Llega un corredor con unos problemas musculares tremendos y tratamos de que se recupere envolviéndole bien en la manta térmica, sentándole y dándole caldo cada rato, pero finalmente se le evacúa en ambulancia. Entre los corredores hay de todo, alguno baja muy cansado y de mal humor (todavía recuerdo el “lanzamiento de vaso” del año pasado de un corredor que se había perdido). Intentamos que no nos afecte. Con casi 90 kilómetros en las piernas y a las tres de la mañana uno no es muy dueño de sus actos.

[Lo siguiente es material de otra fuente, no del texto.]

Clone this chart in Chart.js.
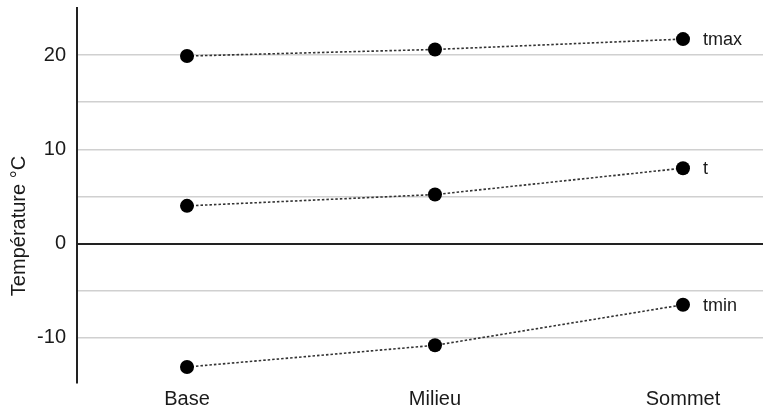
<!DOCTYPE html>
<html>
<head>
<meta charset="utf-8">
<script src="https://cdn.jsdelivr.net/npm/chart.js@4/dist/chart.umd.min.js"></script>
<style>
  html, body { margin: 0; padding: 0; background: #fff; }
  #wrap { width: 763px; height: 412px; }
</style>
</head>
<body>
<div id="wrap"><canvas id="c" width="763" height="412"></canvas></div>
<script>
// Station positions along the slope
const categories = ['Base', 'Milieu', 'Sommet'];

// Temperatures (°C) at each station
const tmax = [19.9, 20.6, 21.7];
const t    = [4.0, 5.2, 8.0];
const tmin = [-13.1, -10.8, -6.5];

const seriesNames = ['tmax', 't', 'tmin'];
const yTickLabels = [-10, 0, 10, 20];
const yAxisTitle = 'Température °C';

const FONT = '"Liberation Sans", Arial, Helvetica, sans-serif';
const TEXT = '#1a1a1a';

function toPoints(values) {
  return values.map((v, i) => ({ x: i + 1, y: v }));
}

function makeSeries(name, values) {
  return {
    label: name,
    data: toPoints(values),
    borderColor: '#333',
    borderWidth: 1.6,
    borderDash: [2.5, 2],
    pointRadius: 7,
    pointHoverRadius: 7,
    pointBackgroundColor: '#000',
    pointBorderColor: '#000',
    pointBorderWidth: 0,
    fill: false,
    tension: 0
  };
}

// Writes each series name to the right of its last point, and the y-axis title
const sideLabels = {
  id: 'sideLabels',
  afterDatasetsDraw(chart) {
    const ctx = chart.ctx;
    ctx.save();
    ctx.font = '18px ' + FONT;
    ctx.fillStyle = TEXT;
    ctx.textAlign = 'left';
    ctx.textBaseline = 'middle';
    chart.data.datasets.forEach((ds, i) => {
      const meta = chart.getDatasetMeta(i);
      const last = meta.data[meta.data.length - 1];
      ctx.fillText(ds.label, last.x + 20, last.y + 1);
    });
    ctx.font = '20px ' + FONT;
    ctx.translate(19, 226);
    ctx.rotate(-Math.PI / 2);
    ctx.textAlign = 'center';
    ctx.fillText(yAxisTitle, 0, 0);
    ctx.restore();
  }
};

new Chart(document.getElementById('c'), {
  type: 'line',
  data: {
    datasets: [
      makeSeries(seriesNames[0], tmax),
      makeSeries(seriesNames[1], t),
      makeSeries(seriesNames[2], tmin)
    ]
  },
  options: {
    responsive: false,
    animation: false,
    layout: { autoPadding: false, padding: { top: 8, right: 0, bottom: 0, left: 0 } },
    plugins: {
      legend: { display: false },
      tooltip: { enabled: false }
    },
    scales: {
      x: {
        type: 'linear',
        min: 0.5565,
        max: 3.3226,
        afterBuildTicks(scale) {
          scale.ticks = categories.map((_, i) => ({ value: i + 1 }));
        },
        afterFit(scale) {
          scale.height = 29;
          scale.paddingLeft = 0;
          scale.paddingRight = 0;
        },
        grid: { display: false, drawTicks: false },
        border: { display: false },
        ticks: {
          padding: 4,
          color: TEXT,
          font: { family: FONT, size: 20 },
          autoSkip: false,
          maxRotation: 0,
          callback: (v) => categories[v - 1] ?? ''
        }
      },
      y: {
        min: -14.8,
        max: 25,
        afterBuildTicks(scale) {
          const ticks = [];
          for (let v = -10; v <= 20; v += 5) ticks.push({ value: v });
          scale.ticks = ticks;
        },
        afterFit(scale) {
          scale.width = 77;
          scale.paddingTop = 0;
          scale.paddingBottom = 0;
        },
        grid: {
          drawTicks: false,
          color: (c) => (c.tick && c.tick.value === 0 ? '#222' : '#d0d0d0'),
          lineWidth: (c) => (c.tick && c.tick.value === 0 ? 2 : 1.5)
        },
        border: { display: true, color: '#222', width: 2 },
        ticks: {
          padding: 11,
          color: TEXT,
          font: { family: FONT, size: 20 },
          callback: (v) => (yTickLabels.includes(v) ? String(v) : '')
        }
      }
    }
  },
  plugins: [sideLabels]
});
</script>
</body>
</html>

Otros corredores son dignos de admiración: gente muy heterogénea, algunos entrados ya en años, que terminan porque les guía una fuerza de voluntad y un espíritu de superación inconmensurable.

A las tres de la mañana me llama mi compañero de Fuenfría:

                 - Baja el peregrino

Viene el marchador escoba. Calculo que en un par de horas podremos empezar a recoger todo. Cuando llega nos queda la tranquilidad de que por nuestra parte casi hemos acabado. Ya no hay corredores detrás, aunque todavía están de camino a meta. En tiempo record, el equipo recoge el lugar: plegar carpa, cargar la basura en la furgoneta, la bebida sobrante, nuestras ollas, mesas y sillas y hacer una última inspección del lugar por si hubiera basura que no hemos detectado. Hacerlo de noche, a la luz del frontal, es un poco complicado. Encontramos un vaso de plástico a unos cien metros del avituallamiento, menos mal que no se quedó ahí.

Aprovechamos el viaje de bajada para quitar la señal del kilómetro 90 y cerrar con candado la barrera que da acceso a la pista forestal. Son las seis de la mañana y tratamos de dejar el monte como lo hemos encontrado. 

Nos espera un chocolate caliente en meta, que una compañera voluntaria remueve continuamente “para que no se pegue”, me dice. 


Acaba la quinta edición de una aventura que sólo es posible por la ilusión, el tesón, la alegría y la energía de quienes entregan parte de su tiempo libre porque otros puedan cumplir un reto deportivo y personal muy especial: el de sentirse héroes por un día.